Историческая социология


Авторов XVIII в. часто обвиняли в отсутствии «чувства исторического», которое не позволило некоторым из них признать ценности минувших цивилизаций. Тем более важно подчеркнуть, что вместе с болезнью вырабатывалось и противоядие. Если кое-где мы встречаем глупейшее пренебрежение древнегреческим искусством — к примеру, Вольтера ставили выше Гомера, — то у других авторов находим предпосылки его нынешнего обожествления. Временами нас поражает полное отсутствие интереса к истории, но одновременно мы видим богатые плоды серьезной работы историков, заложившие основу для ученых XIX в. Мы можем лишь перечислить пять основных достижений: начался систематизированный сбор материалов; были выработаны новые методы интерпретации и критического анализа исторических документов;  история экономики и культуры начала привлекать внимание исследователей, ранее полностью поглощенное политической и военной историей; беспристрастный (относительно) отчет, документирующий события, стал предпочитаться одам и проповедям (Юм, Уильям Робертсон. Гиббон);  подтверждением растущего интереса публики послужил успех популярных всемирных и национальных историй. Конечно, существует и такая вещь, как неисторическая история, т. е. человек может выполнять работу историка, не умея смотреть на события со специфически исторической точки зрения. Но «История Англии» Юма (в 8т.; 1763)— произведение другого рода. Теперь она безнадежно устарела, однако навсегда останется заметной вехой в историографии. Это показывает, что автор, по крайней мере, не был рабом своего утилитаризма.

                Еще более важным, на наш взгляд, было появление исторической социологии, иногда называемой философией истории,  — т. е. социологических теорий, которые обобщали исторический материал и в то же время пытались объяснить отдельные исторические ситуации и процессы. Значительная часть этих исследований носила дилетантский характер и вызывала раздражение серьезных историков. Более того, некоторые из них отличались неисторичностью в указанном только что смысле: исторические факты часто искажались в угоду требованиям 1а raison. Однако существовали и значительные, и даже фундаментальные достижения. Здесь я могу упомянуть Кондорсе, Монтескье и одного из величайших мыслителей всех времен в области общественных наук — Вико.  

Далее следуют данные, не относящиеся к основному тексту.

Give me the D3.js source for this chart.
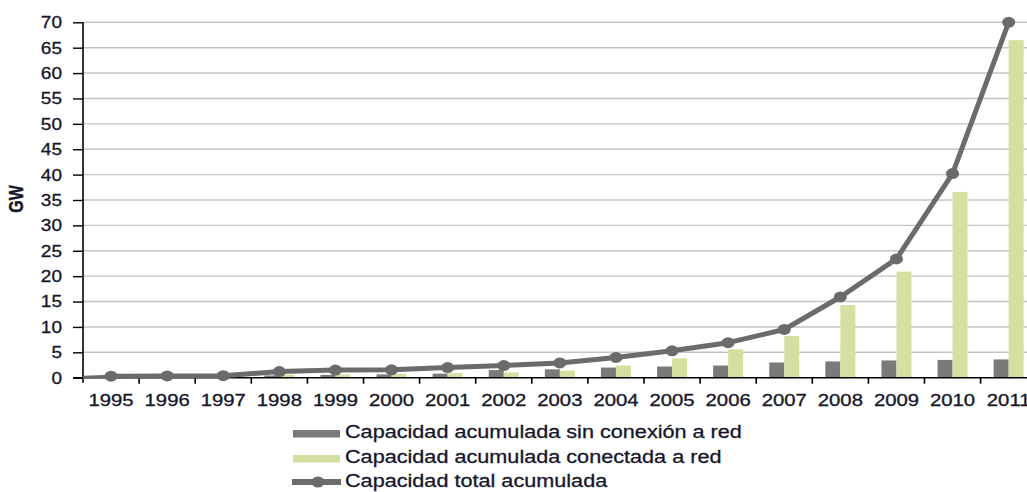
<!DOCTYPE html>
<meta charset="utf-8">
<script src="https://d3js.org/d3.v7.min.js"></script>
<style>
    body { margin: 0; background: #fff; }
    text { font-family: "Liberation Sans", Arial, sans-serif; fill: #16162a; stroke: #16162a; stroke-width: 0.3px; }
</style>
<div id="vis"></div>
<script>
    // data (GW)
    var years = ["1995", "1996", "1997", "1998", "1999", "2000", "2001", "2002", "2003",
        "2004", "2005", "2006", "2007", "2008", "2009", "2010", "2011"];
    var offGrid = [0.25, 0.3, 0.35, 0.45, 0.55, 0.65, 0.8, 1.5, 1.65, 2.0, 2.2, 2.4, 3.0, 3.2, 3.4, 3.5, 3.6];
    var onGrid = [0.05, 0.1, 0.15, 0.6, 0.65, 0.75, 0.9, 1.05, 1.4, 2.4, 3.8, 5.6, 8.2, 14.3, 20.9, 36.6, 66.5];
    var total = [0.3, 0.35, 0.4, 1.2, 1.5, 1.55, 2.0, 2.4, 2.9, 4.0, 5.3, 6.9, 9.5, 15.9, 23.4, 40.2, 70.0];
    var yTicks = [0, 5, 10, 15, 20, 25, 30, 35, 40, 45, 50, 55, 60, 65, 70];
    var legendLabels = ["Capacidad acumulada sin conexión a red",
        "Capacidad acumulada conectada a red",
        "Capacidad total acumulada"];

    var W = 1027, H = 492;
    var mgn = { lft: 83, top: 22.3, btm: 377.7 };
    var cGrey = "#7a7a7a", cGreen = "#d3e0a2", cLine = "#6b6b6b";

    var svg = d3.select("#vis").append("svg")
        .attr("width", W).attr("height", H);

    // scales
    var x = d3.scaleBand().domain(years).range([mgn.lft, mgn.lft + 17 * 56.1]);
    var sub = d3.scaleBand().domain(["off", "on"]).range([0, x.bandwidth()]).paddingOuter(0.87);
    var y = d3.scaleLinear().domain([0, 70]).range([mgn.btm, mgn.top]);

    // gridlines
    svg.append("g").selectAll("line")
        .data(yTicks.filter(function (d) { return d > 0; }))
        .enter().append("line")
        .attr("x1", mgn.lft).attr("x2", W)
        .attr("y1", function (d) { return y(d); })
        .attr("y2", function (d) { return y(d); })
        .attr("stroke", "#c4c4c4").attr("stroke-width", 1.4);

    // bars
    var bars = svg.append("g");
    bars.selectAll(".off").data(years).enter().append("rect")
        .attr("x", function (d) { return x(d) + sub("off"); })
        .attr("width", sub.bandwidth())
        .attr("y", function (d, i) { return y(offGrid[i]); })
        .attr("height", function (d, i) { return y(0) - y(offGrid[i]); })
        .attr("fill", cGrey);
    bars.selectAll(".on").data(years).enter().append("rect")
        .attr("x", function (d) { return x(d) + sub("on"); })
        .attr("width", sub.bandwidth())
        .attr("y", function (d, i) { return y(onGrid[i]); })
        .attr("height", function (d, i) { return y(0) - y(onGrid[i]); })
        .attr("fill", cGreen);

    // y axis
    var yAx = svg.append("g")
        .attr("transform", "translate(" + mgn.lft + ",0)")
        .call(d3.axisLeft(y).tickValues(yTicks).tickSize(10).tickPadding(11).tickSizeOuter(0));
    yAx.select(".domain").attr("stroke", "#000").attr("stroke-width", 1.6)
        .attr("d", "M0," + (mgn.top) + "V" + (mgn.btm + 5));
    yAx.selectAll(".tick line").attr("stroke", "#000").attr("stroke-width", 1.4);
    yAx.selectAll("text")
        .style("font-size", "17px")
        .attr("x", -21 / 1.12)
        .attr("transform", "scale(1.12,1)");

    // x axis
    var xAx = svg.append("g")
        .attr("transform", "translate(0," + mgn.btm + ")")
        .call(d3.axisBottom(x).tickSize(0).tickPadding(17).tickSizeOuter(0));
    xAx.select(".domain").attr("stroke", "#000").attr("stroke-width", 1.6)
        .attr("d", "M" + (mgn.lft - 10) + ",0H" + W);
    xAx.selectAll("text")
        .style("font-size", "16px")
        .attr("transform", "scale(1.27,1)")
        .attr("x", 0);
    // boundary ticks between categories
    xAx.selectAll(".bt").data(years).enter().append("line")
        .attr("x1", function (d) { return x(d) + x.bandwidth(); })
        .attr("x2", function (d) { return x(d) + x.bandwidth(); })
        .attr("y1", 0).attr("y2", 6)
        .attr("stroke", "#000").attr("stroke-width", 1.6);

    // total line (short lead-in from the axis as in the original)
    var cx = function (d, i) { return x(years[i]) + x.bandwidth() / 2; };
    var line = d3.line()
        .x(cx)
        .y(function (d) { return y(d); });
    svg.append("path")
        .attr("d", "M" + mgn.lft + "," + y(0.1) + "L" + cx(null, 0) + "," + y(total[0]))
        .attr("stroke", cLine).attr("stroke-width", 3);
    svg.append("path").datum(total)
        .attr("d", line)
        .attr("fill", "none").attr("stroke", cLine)
        .attr("stroke-width", 5).attr("stroke-linejoin", "round");
    svg.append("g").selectAll("ellipse").data(total).enter().append("ellipse")
        .attr("cx", cx)
        .attr("cy", function (d) { return y(d); })
        .attr("rx", 6.5).attr("ry", 5.5)
        .attr("fill", cLine);

    // GW label
    svg.append("text")
        .attr("transform", "translate(23,199) rotate(-90) scale(1,1.25)")
        .attr("text-anchor", "middle")
        .style("font-size", "16px").style("font-weight", "bold")
        .text("GW");

    // legend
    var lg = svg.append("g");
    var rowY = [433.5, 458.5, 482];
    lg.append("rect").attr("x", 293).attr("y", rowY[0] - 3.5).attr("width", 47).attr("height", 7.5).attr("fill", cGrey);
    lg.append("rect").attr("x", 293).attr("y", rowY[1] - 3.5).attr("width", 47).attr("height", 7.5).attr("fill", cGreen);
    lg.append("line").attr("x1", 292).attr("x2", 341).attr("y1", rowY[2]).attr("y2", rowY[2])
        .attr("stroke", cLine).attr("stroke-width", 6);
    lg.append("ellipse").attr("cx", 318).attr("cy", rowY[2]).attr("rx", 6.5).attr("ry", 5.5).attr("fill", cLine);
    lg.selectAll("text").data(legendLabels).enter().append("text")
        .attr("x", 345 / 1.17)
        .attr("y", function (d, i) { return rowY[i] + 5; })
        .attr("transform", "scale(1.17,1)")
        .style("font-size", "18.5px")
        .text(function (d) { return d; });
</script>
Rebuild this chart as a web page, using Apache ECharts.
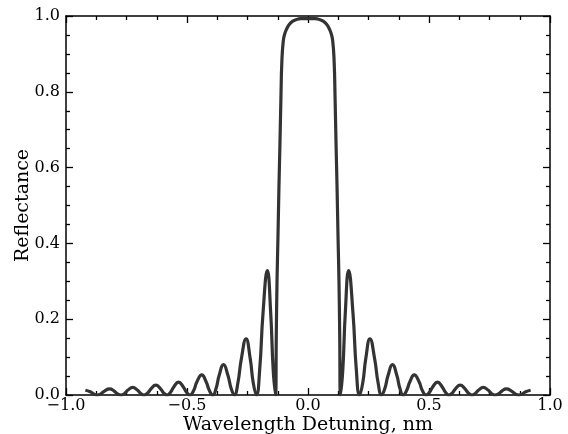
<!DOCTYPE html>
<html><head><meta charset="utf-8">
<script src="https://cdn.jsdelivr.net/npm/echarts@6/dist/echarts.min.js"></script>
<style>html,body{margin:0;padding:0;background:#fff}#c{width:568px;height:434px}</style>
</head><body><div id="c"></div>
<script>
// Wavelength detuning (nm)
const detuning = [
-0.920,-0.900,-0.886,-0.872,
-0.856,-0.841,-0.820,-0.801,-0.787,-0.773,
-0.758,-0.744,-0.724,-0.705,-0.691,-0.677,
-0.663,-0.648,-0.629,-0.610,-0.596,-0.582,
-0.568,-0.554,-0.535,-0.516,-0.502,-0.488,
-0.473,-0.459,-0.439,-0.421,-0.407,-0.393,
-0.380,-0.367,-0.349,-0.331,-0.3175,-0.304,
-0.290,-0.275,-0.256,-0.239,-0.226,-0.213,
-0.1995,-0.186,-0.168,-0.154,-0.144,-0.134,
-0.131,-0.128,-0.124,-0.120,-0.116,-0.112,-0.108,-0.102,-0.095,-0.085,-0.070,-0.050,-0.030,
0.000,
0.030,0.050,0.070,0.085,0.095,0.102,0.108,0.112,0.116,0.120,0.124,0.128,0.131,
0.134,0.144,0.154,0.168,0.186,0.1995,
0.213,0.226,0.239,0.256,0.275,0.290,
0.304,0.3175,0.331,0.349,0.367,0.380,
0.393,0.407,0.421,0.439,0.459,0.473,
0.488,0.502,0.516,0.535,0.554,0.568,
0.582,0.596,0.610,0.629,0.648,0.663,
0.677,0.691,0.705,0.724,0.744,0.758,
0.773,0.787,0.801,0.820,0.841,0.856,
0.872,0.886,0.900,0.920
];
// Reflectance
const reflectance = [
0.0125,0.0085,0.003,0.000,
0.003,0.0105,0.016,0.0105,0.003,0.000,
0.004,0.013,0.020,0.013,0.004,0.000,
0.005,0.017,0.026,0.017,0.005,0.000,
0.007,0.022,0.034,0.022,0.007,0.000,
0.011,0.035,0.053,0.035,0.011,0.000,
0.017,0.052,0.080,0.052,0.017,0.000,
0.031,0.097,0.148,0.097,0.031,0.000,
0.068,0.215,0.328,0.215,0.068,0.000,
0.160,0.300,0.420,0.550,0.660,0.780,0.880,0.935,0.955,0.970,0.983,0.990,0.993,
0.993,
0.993,0.990,0.983,0.970,0.955,0.935,0.880,0.780,0.660,0.550,0.420,0.300,0.160,
0.000,0.068,0.215,0.328,0.215,0.068,
0.000,0.031,0.097,0.148,0.097,0.031,
0.000,0.017,0.052,0.080,0.052,0.017,
0.000,0.011,0.035,0.053,0.035,0.011,
0.000,0.007,0.022,0.034,0.022,0.007,
0.000,0.005,0.017,0.026,0.017,0.005,
0.000,0.004,0.013,0.020,0.013,0.004,
0.000,0.003,0.0105,0.016,0.0105,0.003,
0.000,0.003,0.0085,0.0125
];
const xRange = [-1, 1];
const yRange = [0, 1];
const xLabel = 'Wavelength Detuning, nm';
const yLabel = 'Reflectance';

const FONT = 'DejaVu Serif';
const fmt = v => { const s = v.toFixed(1); return s.replace('-', '\u2212'); };
const tickStyle = {color:'#000', width:1.3};
function xAxisCfg(pos, labels) {
  return {
    type:'value', min:xRange[0], max:xRange[1], interval:0.5, position:pos,
    axisLine:{onZero:false, lineStyle:{color:'#000', width:1.5}},
    axisTick:{inside:true, length:7, lineStyle:tickStyle},
    minorTick:{show:true, splitNumber:4, length:4, lineStyle:tickStyle},
    splitLine:{show:false}, minorSplitLine:{show:false},
    axisLabel:{show:labels, fontFamily:FONT, fontSize:16, color:'#000', margin:3, formatter:fmt},
    name: labels ? xLabel : '', nameLocation:'middle', nameGap:21, nameMoveOverlap:false,
    nameTextStyle:{fontFamily:FONT, fontSize:19, color:'#000'}
  };
}
function yAxisCfg(pos, labels) {
  return {
    type:'value', min:yRange[0], max:yRange[1], interval:0.2, position:pos,
    axisLine:{onZero:false, lineStyle:{color:'#000', width:1.5}},
    axisTick:{inside:true, length:7, lineStyle:tickStyle},
    minorTick:{show:true, splitNumber:4, length:4, lineStyle:tickStyle},
    splitLine:{show:false}, minorSplitLine:{show:false},
    axisLabel:{show:labels, fontFamily:FONT, fontSize:16, color:'#000', margin:6, formatter:v=>v.toFixed(1)},
    name: labels ? yLabel : '', nameLocation:'middle', nameGap:33, nameMoveOverlap:false,
    nameTextStyle:{fontFamily:FONT, fontSize:19, color:'#000'}
  };
}
const chart = echarts.init(document.getElementById('c'), null, {renderer:'canvas'});
chart.setOption({
  animation:false,
  backgroundColor:'#fff',
  grid:{left:66, right:18, top:16, bottom:39, containLabel:false, outerBoundsMode:'none'},
  xAxis:[xAxisCfg('bottom', true), xAxisCfg('top', false)],
  yAxis:[yAxisCfg('left', true), yAxisCfg('right', false)],
  series:[{
    type:'line', xAxisIndex:0, yAxisIndex:0,
    data: detuning.map((x,i)=>[x, reflectance[i]]),
    showSymbol:false, smooth:0.5,
    lineStyle:{color:'#333', width:3.2}, clip:true
  }]
});
</script></body></html>
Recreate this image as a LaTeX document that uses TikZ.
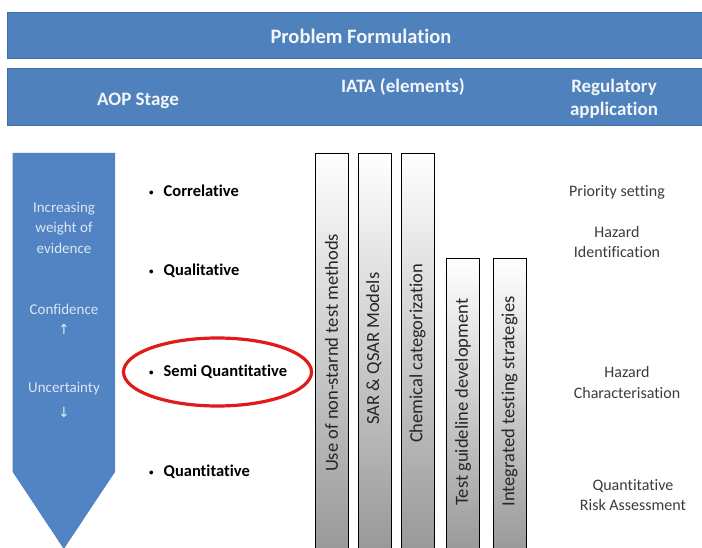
\documentclass[tikz,border=0pt]{standalone}
\usepackage{fontspec}
\setmainfont{Carlito}[Ligatures=NoCommon]
\newfontfamily\symfont{DejaVu Sans}
\definecolor{bannerblue}{HTML}{4F81BD}
\definecolor{bannerline}{HTML}{3F6FA8}
\definecolor{hdrtext}{HTML}{F2F6FB}
\definecolor{arrowblue}{HTML}{5283C3}
\definecolor{arrowtext}{HTML}{DCE7F4}
\definecolor{barg}{HTML}{959595}
\definecolor{bartext}{HTML}{262626}
\definecolor{righttext}{HTML}{3C3C3C}
\definecolor{ringred}{HTML}{E01B1B}
\newcommand{\smallbul}{\raisebox{1.5pt}{\fontsize{9}{9}\selectfont\textbullet}}
\tikzset{
  banner/.style={fill=bannerblue, draw=bannerline, line width=0.8pt, inner sep=0pt, anchor=north west},
  hdr/.style={text=hdrtext, font=\bfseries\fontsize{19}{23}\selectfont, align=center, inner sep=0pt},
  arrtxt/.style={text=arrowtext, font=\fontsize{15}{20.5}\selectfont, align=center, inner sep=0pt},
  arrglyph/.style={text=arrowtext, font=\symfont\fontsize{14}{14}\selectfont, inner sep=0pt},
  stage/.style={text=black, font=\bfseries\fontsize{16.5}{19}\selectfont, anchor=west, inner sep=0pt},
  iatabar/.style={draw=black, line width=1.3pt, top color=white, bottom color=barg, inner sep=0pt, anchor=north west, minimum width=33pt},
  bartxt/.style={text=bartext, font=\fontsize{18.5}{22}\selectfont, rotate=90, inner sep=0pt},
  regtxt/.style={text=righttext, font=\fontsize{16}{20.5}\selectfont, align=center, inner sep=0pt},
  ring/.style={draw=ringred, line width=3.2pt}
}
\begin{document}
\begin{tikzpicture}[x=1pt,y=-1pt]
\useasboundingbox (0,0) rectangle (702,548);
\clip (0,0) rectangle (702,548);
\fill[white] (0,0) rectangle (702,548);
% banners
\node[banner, minimum width=700pt, minimum height=46pt] (pfbox) at (7,12) {};
\node[hdr, font=\bfseries\fontsize{20.5}{24}\selectfont] (pf) at (361,36) {Problem Formulation};
\node[banner, minimum width=700pt, minimum height=57pt] (hbox) at (7,68) {};
\node[hdr] (aop) at (138,101) {AOP Stage};
\node[hdr] (iata) at (403,87) {IATA (elements)};
\node[hdr] (reg) at (614,98.5) {Regulatory\\application};
% big arrow
\fill[arrowblue] (12.7,153) -- (115,153) -- (115,472) -- (63.8,549) -- (12.7,472) -- cycle;
\node[arrtxt] (woe) at (64,227.5) {Increasing\\weight of\\evidence};
\node[arrtxt] (conf) at (64,309) {Confidence};
\node[arrglyph] (up) at (64,329) {↑};
\node[arrtxt] (unc) at (64,389) {Uncertainty};
\node[arrglyph] (down) at (64,412) {↓};
% AOP stages
\node[stage] (s1) at (149,191) {\smallbul\hspace{10pt}Correlative};
\node[stage] (s2) at (149,271) {\smallbul\hspace{10pt}Qualitative};
\node[stage] (s3) at (149,372) {\smallbul\hspace{10pt}Semi Quantitative};
\node[stage] (s4) at (149,472) {\smallbul\hspace{10pt}Quantitative};
\draw[ring] (217.5,372) ellipse [x radius=94, y radius=34];
% IATA bars
\node[iatabar, minimum height=410pt] (b1) at (315,153) {};
\node[iatabar, minimum height=410pt] (b2) at (358,153) {};
\node[iatabar, minimum height=410pt] (b3) at (401,153) {};
\node[iatabar, minimum height=305pt] (b4) at (446,258) {};
\node[iatabar, minimum height=305pt] (b5) at (493,258) {};
\node[bartxt] (t1) at (331.5,353) {Use of non-starnd test methods};
\node[bartxt] (t2) at (374,348.5) {SAR \& QSAR Models};
\node[bartxt] (t3) at (417.5,353.5) {Chemical categorization};
\node[bartxt] (t4) at (463,402) {Test guideline development};
\node[bartxt] (t5) at (509.5,401.5) {Integrated testing strategies};
% regulatory application
\node[regtxt] (r1) at (617,192) {Priority setting};
\node[regtxt] (r2) at (617,242) {Hazard\\Identification};
\node[regtxt] (r3) at (627,382.5) {Hazard\\Characterisation};
\node[regtxt] (r4) at (633,495) {Quantitative\\Risk Assessment};
\end{tikzpicture}
\end{document}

                «Эскиз» Кондорсе содержит теорию исторической эволюции, или «прогресса»: ее цель— равенство,  а ее движущая сила — нарастающий объем знаний, которые не устает накапливать способный к бесконечному совершенствованию человеческий разум. Это, конечно, весьма убогая социология, но она может служить замечательным примером бескомпромиссного «интеллектуалистского» взгляда на исторический процесс. Напротив, «О духе законов» Монтескье, несмотря на неадекватный инструментарий (в особенности это касается недостаточно критического отношения к историческому материалу), представляет собой серьезное социологическое произведение. Основным его достоинством (и с точки зрения метода, и с точки зрения изложения) является то, что возникающие в обществе исторические ситуации и их смена рассматриваются здесь в свете некоторого числа объективных факторов.  Это позволяет получить реалистические объяснения, т. е., иными словами, аналитические теории, а не примитивные рационалистические общие формулы. Это был действительно новый подход, означавший методологический разрыв с идеями естественного права. Это была социология, основанная на действительных наблюдениях за отдельными видами человеческого поведения, существующими в данное время и в данном месте, а не за общими свойствами человеческой природы. С нашей точки зрения, это было фундаментальное достижение Монтескье, воплощенное уже в его более раннем анализе Древнего Рима. Разумеется, успех его книги среди современников и потомков обусловлен его «конституцио-нальными» теориями— концепцией «равновесия сил» и т. д.,— которые не представляют для нас интереса.

                Достижения Вико были совсем другого рода и не пользовались успехом до конца XIX в. Его «новую науку» (scienza nuova) лучше всего определить как «эволюционную науку о разуме и обществе». Но это не следует понимать в том смысле, что эволюция человеческого разума определяет эволюцию человеческого общества. Неуместно и обратное толкование: историческая эволюция общества определяет развитие человеческого разума, хотя оно ближе к истине. Вико понимал разум и общество как два аспекта одного и того же эволюционного процесса. Разум, понимаемый как рациональные или логические операции человеческого рассудка, не играл важной роли в этом процессе, который Вико трактовал в совершенно антиинтеллектуалистском духе. Разум, понимаемый как цели и ценности людей, предстающие перед разумом наблюдателя, также не имеет с ним ничего общего. Разработанная Вико теория круговоротов (corsi e ricorsi) решительно отвергает наличие какой-либо тенденции, ведущей к этим целям и ценностям, а также существование самих этих целей и ценностей. В этой теории философия и социология, мысль и действие слились воедино, и это единство, безусловно, имело исторический характер.  И хотя Вико далеко превзошел основные течения мысли XVIII в., сам он тоже принадлежал этому столетию.